Asphalt Gods, A Photographic History





This is a project that has been on the top of my OCD list for the last three or four years. I started out playing music with lyrics from a 60's club members point of view and that turned into a three camera, two car shoot from California to South Dakota to interview the original members of the Venice and South Bay Heathens Motorcycle Family. Crazy. I couldn't believe I was going to actually do it while I was coordinating the camera crew and renting vehicles. If someone came to me and said "hey, I'm going to hang out with this motorcycle gang that I met. You want to bring a video camera and film it?" I would think that guy was crazy. Motorcycle clubs don't put up with that shit. Well, this group liked me enough to let me sit down with them and tell the story of the rise and fall of their club in the 70's and 80's. Hours and hours and hours of video footage, interviews, hundreds of vintage photos collected and too many crazy stories to tell in one sitting. That turned into the book that you see here. It turns out editing is extremely expensive and this movie is going to take a good chunk of time in the editing booth. Toru, a friend I met thru Mooneyes and my trips to the Mooneyes show in Yokohama, took the time to lay this out for me and it is up on the web and selling a few a week. www.asphaltgods.net Maybe this movie will get made after all.

Biker Cover #2





The goal of building bikes has always been to look cool, go fast, and hopefully, in the end, contribute to motorcycling and custom style in a positive way.
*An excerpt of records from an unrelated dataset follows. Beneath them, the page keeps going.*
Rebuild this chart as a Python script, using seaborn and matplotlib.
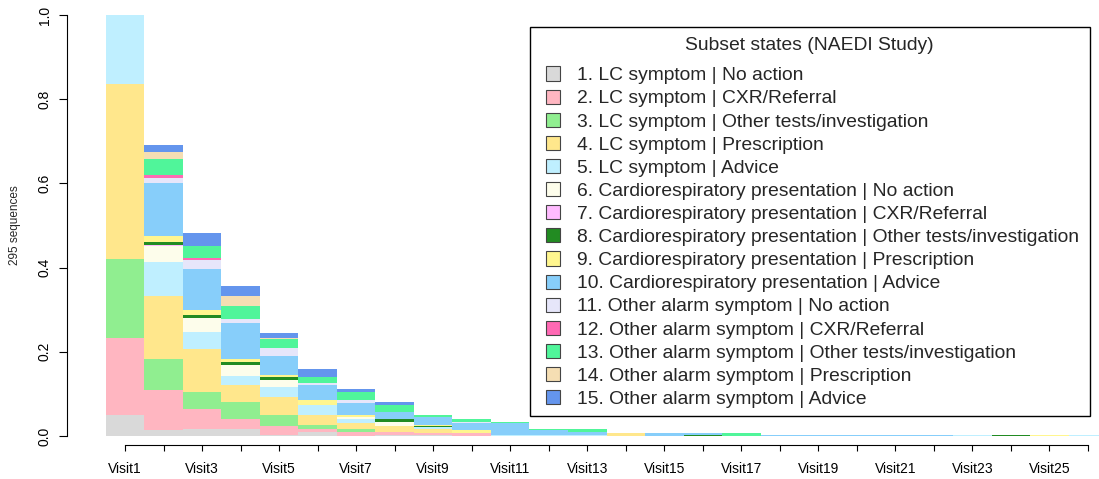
import numpy as np
import matplotlib
matplotlib.use("Agg")
import matplotlib.pyplot as plt
from matplotlib.patches import Patch, Rectangle
import seaborn as sns

N_SEQUENCES = 295
visits = [f"Visit{i}" for i in range(1, 27)]

state_labels = [
    "1. LC symptom | No action",
    "2. LC symptom | CXR/Referral",
    "3. LC symptom | Other tests/investigation",
    "4. LC symptom | Prescription",
    "5. LC symptom | Advice",
    "6. Cardiorespiratory presentation | No action",
    "7. Cardiorespiratory presentation | CXR/Referral",
    "8. Cardiorespiratory presentation | Other tests/investigation",
    "9. Cardiorespiratory presentation | Prescription",
    "10. Cardiorespiratory presentation | Advice",
    "11. Other alarm symptom | No action",
    "12. Other alarm symptom | CXR/Referral",
    "13. Other alarm symptom | Other tests/investigation",
    "14. Other alarm symptom | Prescription",
    "15. Other alarm symptom | Advice",
]

state_colors = [
    "#D9D9D9", "#FFB6C1", "#90EE90", "#FFE78C", "#BFEFFF",
    "#FDFDEB", "#FFBBFF", "#228B22", "#FFF68F", "#87CEFA",
    "#E6E6FA", "#FF69B4", "#50F59A", "#F5DEB3", "#6495ED",
]

# Number of sequences in each state at each visit (Visit1 ... Visit26)
lc_no_action      = [15, 4, 5, 5, 1, 3, 0, 1, 1, 0, 0, 0, 0, 0, 0, 0, 0, 0, 0, 0, 0, 0, 0, 0, 0, 0]
lc_cxr_referral   = [54, 28, 14, 7, 6, 2, 3, 2, 1, 2, 0, 0, 0, 0, 0, 0, 0, 0, 0, 0, 0, 0, 0, 0, 0, 0]
lc_other_tests    = [55, 22, 12, 12, 8, 3, 2, 0, 0, 0, 0, 0, 0, 0, 0, 0, 0, 0, 0, 0, 0, 0, 0, 0, 0, 0]
lc_prescription   = [123, 44, 30, 12, 12, 7, 4, 4, 3, 0, 0, 0, 0, 2, 0, 0, 0, 0, 0, 0, 0, 0, 0, 0, 0, 0]
lc_advice         = [48, 24, 12, 6, 7, 7, 3, 0, 1, 0, 1, 1, 1, 0, 0, 0, 0, 0, 0, 0, 0, 0, 1, 0, 0, 1]
cr_no_action      = [0, 11, 10, 8, 5, 0, 1, 3, 0, 0, 0, 0, 0, 0, 0, 0, 0, 0, 0, 0, 0, 0, 0, 0, 0, 0]
cr_cxr_referral   = [0, 1, 0, 0, 0, 0, 0, 0, 0, 0, 0, 0, 0, 0, 0, 0, 0, 0, 0, 0, 0, 0, 0, 0, 0, 0]
cr_other_tests    = [0, 2, 2, 2, 2, 0, 0, 2, 1, 0, 0, 0, 0, 0, 0, 1, 0, 0, 0, 0, 0, 0, 0, 1, 0, 0]
cr_prescription   = [0, 4, 3, 2, 2, 3, 2, 0, 1, 2, 0, 0, 0, 0, 0, 0, 0, 0, 0, 0, 0, 0, 0, 0, 1, 0]
cr_advice         = [0, 37, 29, 25, 13, 11, 8, 5, 5, 5, 8, 3, 2, 0, 2, 1, 0, 1, 1, 1, 1, 1, 0, 0, 0, 0]
oa_no_action      = [0, 4, 6, 3, 6, 1, 2, 0, 0, 1, 0, 0, 0, 0, 0, 0, 0, 0, 0, 0, 0, 0, 0, 0, 0, 0]
oa_cxr_referral   = [0, 2, 2, 0, 0, 0, 0, 0, 0, 0, 0, 0, 0, 0, 0, 0, 0, 0, 0, 0, 0, 0, 0, 0, 0, 0]
oa_other_tests    = [0, 11, 8, 9, 6, 4, 6, 5, 2, 2, 1, 1, 2, 0, 0, 0, 2, 0, 0, 0, 0, 0, 0, 0, 0, 0]
oa_prescription   = [0, 5, 0, 7, 1, 0, 0, 0, 0, 0, 0, 0, 0, 0, 0, 0, 0, 0, 0, 0, 0, 0, 0, 0, 0, 0]
oa_advice         = [0, 5, 9, 7, 3, 6, 2, 2, 0, 0, 0, 0, 0, 0, 0, 0, 0, 0, 0, 0, 0, 0, 0, 0, 0, 0]

state_counts = [
    lc_no_action, lc_cxr_referral, lc_other_tests, lc_prescription, lc_advice,
    cr_no_action, cr_cxr_referral, cr_other_tests, cr_prescription, cr_advice,
    oa_no_action, oa_cxr_referral, oa_other_tests, oa_prescription, oa_advice,
]

sns.set_style("ticks")
plt.rcParams["font.family"] = ["Liberation Sans", "DejaVu Sans"]

W, H = 1099, 479
fig = plt.figure(figsize=(W / 100, H / 100), dpi=100)
fig.patch.set_facecolor("white")
ax = fig.add_axes([67 / W, 34 / H, 1 - 67 / W, 430 / H])

# Stacked state distribution: one layer of bars per state
bottom = np.zeros(len(visits))
for color, counts in zip(state_colors, state_counts):
    share = np.asarray(counts, dtype=float) / N_SEQUENCES
    sns.barplot(x=visits, y=share, bottom=bottom, color=color, width=1.0,
                saturation=1, linewidth=0, edgecolor="none", errorbar=None,
                ax=ax)
    bottom += share

px = (1088 - 125) / 25.0
ax.set_xlim((67 - 125) / px, (W - 125) / px)
ax.set_ylim(-9 / 421, 1.0 + 1e-6)

ax.set_xticks(range(len(visits)))
ax.set_xticklabels([v if i % 2 == 0 else "" for i, v in enumerate(visits)])
ax.set_yticks([0, 0.2, 0.4, 0.6, 0.8, 1.0])
ax.set_yticklabels(["0.0", "0.2", "0.4", "0.6", "0.8", "1.0"],
                   rotation=90, va="center")
ax.set_xlabel("")
ax.set_ylabel(f"{N_SEQUENCES} sequences", fontsize=8.5)
ax.yaxis.set_label_coords((21 - 67) / (W - 67), (445 - 225) / 430)

sns.despine(ax=ax)
ax.spines["left"].set_bounds(0, 1)
ax.spines["bottom"].set_bounds(0, len(visits) - 1)
for side in ("left", "bottom"):
    ax.spines[side].set_linewidth(0.8)
    ax.spines[side].set_color("black")
ax.tick_params(axis="x", length=4, width=0.8, pad=8, labelsize=10,
               colors="black")
ax.tick_params(axis="y", length=6, width=0.8, pad=5, labelsize=10,
               colors="black")
ax.grid(False)

# Legend: boxed panel with a centred title and one square key per state
fig.add_artist(Rectangle((530 / W, 1 - 416 / H), 560 / W, 389 / H,
                         transform=fig.transFigure, fill=False,
                         edgecolor="black", linewidth=1.0))
fig.text(809 / W, 1 - 45 / H, "Subset states (NAEDI Study)",
         ha="center", va="center", fontsize=13.9)

handles = [Patch(facecolor=c, edgecolor="#444444", linewidth=0.8)
           for c in state_colors]
leg = fig.legend(handles, state_labels, loc="upper left",
                 bbox_to_anchor=(546 / W, 1 - 66.5 / H),
                 fontsize=13.9, frameon=False,
                 handlelength=0.75, handleheight=0.75,
                 handletextpad=0.85, labelspacing=0.275, borderpad=0,
                 borderaxespad=0)

fig.savefig("out.png", dpi=100, facecolor="white")
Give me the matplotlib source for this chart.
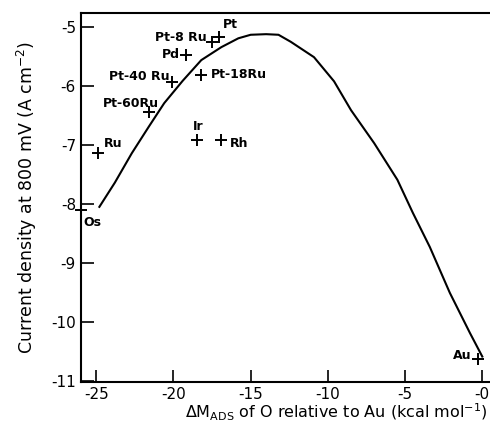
import matplotlib.pyplot as plt

plt.rcParams['axes.unicode_minus'] = False
plt.rcParams['font.family'] = ['DejaVu Sans']

# 实验点
metals = ['Pt', 'Pt-8 Ru', 'Pd', 'Pt-40 Ru', 'Pt-18Ru', 'Pt-60Ru', 'Ir', 'Rh', 'Ru', 'Os', 'Au']
dm_ads = [-17.05, -17.5, -19.2, -20.1, -18.2, -21.6, -18.5, -16.9, -24.9, -26.0, -0.25]
log_j = [-5.17, -5.25, -5.47, -5.93, -5.81, -6.44, -6.92, -6.92, -7.14, -8.1, -10.64]

# 火山曲线
curve_x = [-24.8, -23.8, -22.7, -21.6, -20.6, -19.4, -18.2, -16.9, -15.8, -15.0,
           -14.0, -13.2, -12.4, -10.9, -9.6, -8.5, -7.0, -5.5, -4.5, -3.4,
           -2.1, -0.8, 0.0]
curve_y = [-8.05, -7.64, -7.14, -6.69, -6.29, -5.91, -5.56, -5.34, -5.19, -5.13,
           -5.12, -5.13, -5.25, -5.51, -5.92, -6.41, -6.97, -7.59, -8.15, -8.73,
           -9.51, -10.19, -10.59]

xticks = [-25, -20, -15, -10, -5, 0]
xtick_labels = ['-25', '-20', '-15', '-10', '-5', '-0']
yticks = [-5, -6, -7, -8, -9, -10, -11]

# 标签偏移 (points) 和对齐
offsets = {
    'Pt': (3, 9, 'left'), 'Pt-8 Ru': (-4, 3, 'right'), 'Pd': (-4, 0, 'right'),
    'Pt-40 Ru': (-2, 4, 'right'), 'Pt-18Ru': (7, 0, 'left'), 'Pt-60Ru': (7, 6, 'right'),
    'Ir': (1, 10, 'center'), 'Rh': (6, -2, 'left'), 'Ru': (4, 7, 'left'),
    'Os': (1.5, -9, 'left'), 'Au': (-5, 3, 'right'),
}

fig = plt.figure(figsize=(4.9, 4.32), dpi=100)
ax = fig.add_axes([0.165, 0.116, 0.835, 0.854])

ax.plot(curve_x, curve_y, color='black', lw=1.5)
ax.plot(dm_ads, log_j, linestyle='none', marker='+', markersize=8,
        markeredgewidth=1.4, color='black', clip_on=False)

for name, x, y in zip(metals, dm_ads, log_j):
    dx, dy, ha = offsets[name]
    ax.annotate(name, (x, y), xytext=(dx, dy), textcoords='offset points',
                fontsize=9, fontweight='bold', va='center', ha=ha)

ax.set_xlim(-26, 0.5)
ax.set_ylim(-11.02, -4.76)
ax.set_xticks(xticks)
ax.set_xticklabels(xtick_labels)
ax.set_yticks(yticks)
ax.tick_params(direction='in', length=9, width=1.2, labelsize=11)
ax.spines['right'].set_visible(False)
for s in ['left', 'bottom', 'top']:
    ax.spines[s].set_linewidth(1.5)

ax.set_ylabel('Current density at 800 mV (A cm$^{-2}$)', fontsize=12.5, labelpad=9)
fig.text(0.995, 0.02, r'$\Delta$M$_{\rm ADS}$ of O relative to Au (kcal mol$^{-1}$)',
         fontsize=11.5, ha='right', va='bottom')

fig.savefig('out.png', dpi=100)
Hopefully, someday, could be tomorrow or 20 years down the road, someone looks at the bikes my friends and I have done and are inspired to continue a true 60's style. My favorite style that I hope lives on with these two bikes. # 272 February, 2011 Biker Magazine

Biker Cover #1





This was my first cover and it was a big deal to me. I really love Biker Magazine. It's as close to the old magazines as you can get. You can tell every issue may be the last but the editor and contributors just won't let it die as long as clubs continue to run around the U.S. I hope that my contributions to this great magazine added to the cool factor. When I designed this sissybar, everyone and their uncles told me that would immediately vibrate itself to death and break off. It took years to actually bust off on the offramp to a bar I was riding out to for Scott Craig's birthday. The bar was called the TeeYee. I pulled up at the bar and 'damn', I thought. 'Where the hell did that go?' I rode home that night with a hope that I would find it on a trip up the freeway in the morning. LaLa and I jumped into the ranger and did 20 miles an hour in the fast lane from my house to that off ramp and back for a second pass. I found it on the damn offramp that took me to the bar. I put it back on and a year or two later it broke off on the 22 freeway at about Magnolia heading West. I felt it break off and faintly heard it tink tink behind me into nowhere. I pulled over and turned the bike around on the shoulder and started riding the opposite way on the freeway. Not very smart but I have been known to make bad decisions. Anyway, riding the wrong way on the shoulder I come upon a honda civic facing the wrong way with a flat tire, parked in a pool of radiator fluid. The elderly asian man is standing in the iceplant with his hands to his head as I pull up. I jump off the bike and he comes up and tells me that 'a shiny thing popped his tire and killed his radiator'. I bent over and looked under the car but no sissybar. I wished him luck and continued on down the freeway on the bike in the hopes that I would find the sissybar. I got stopped by the cops at Harbor and was told to keep going on foot or turn the bike around and follow the flow of traffic. Ok. I hoofed it one more exit but no dice. The sissybar attacked the honda and disappeared into thin air, never to be seen again. # 241, November, 2006 Biker Magazine

looking back on the last few years




I have been thinking back, over the last few years, and going over all of the stuff that I did, tried to do, wanted to do and didn't, thought of doing and forgot to, obsessed over, and so on and so forth. Let's look back on a few of these things. I thought that these zippos were going to be the last word in cool. They didn't sell worth a damn in Japan. They sure were fun to design and lay out. I found a guy down a back street in a bad neighborhood in Saigon. A referral from some other shady dude at a used zippo shop. The engraver guy, his son, and I negotiated, haggled, went over designs, kicked around this and that, ate pho, haggled some more and finally came to an agreement on eight designs and a logo thrown in on the backside. Looking back, it was a really good deal at the price I ended at when you break it down per zippo but I could have done better if I had more time to source the zippos. I decided to do this two days before I was to fly out so I was on a tight schedule. Drew the designs out on a bunch of napkins in a noodle joint under the shadow of New World Hotel. I'm sure it was humid as hell. Takes me back to that shop every time I watch Apocalypse Now.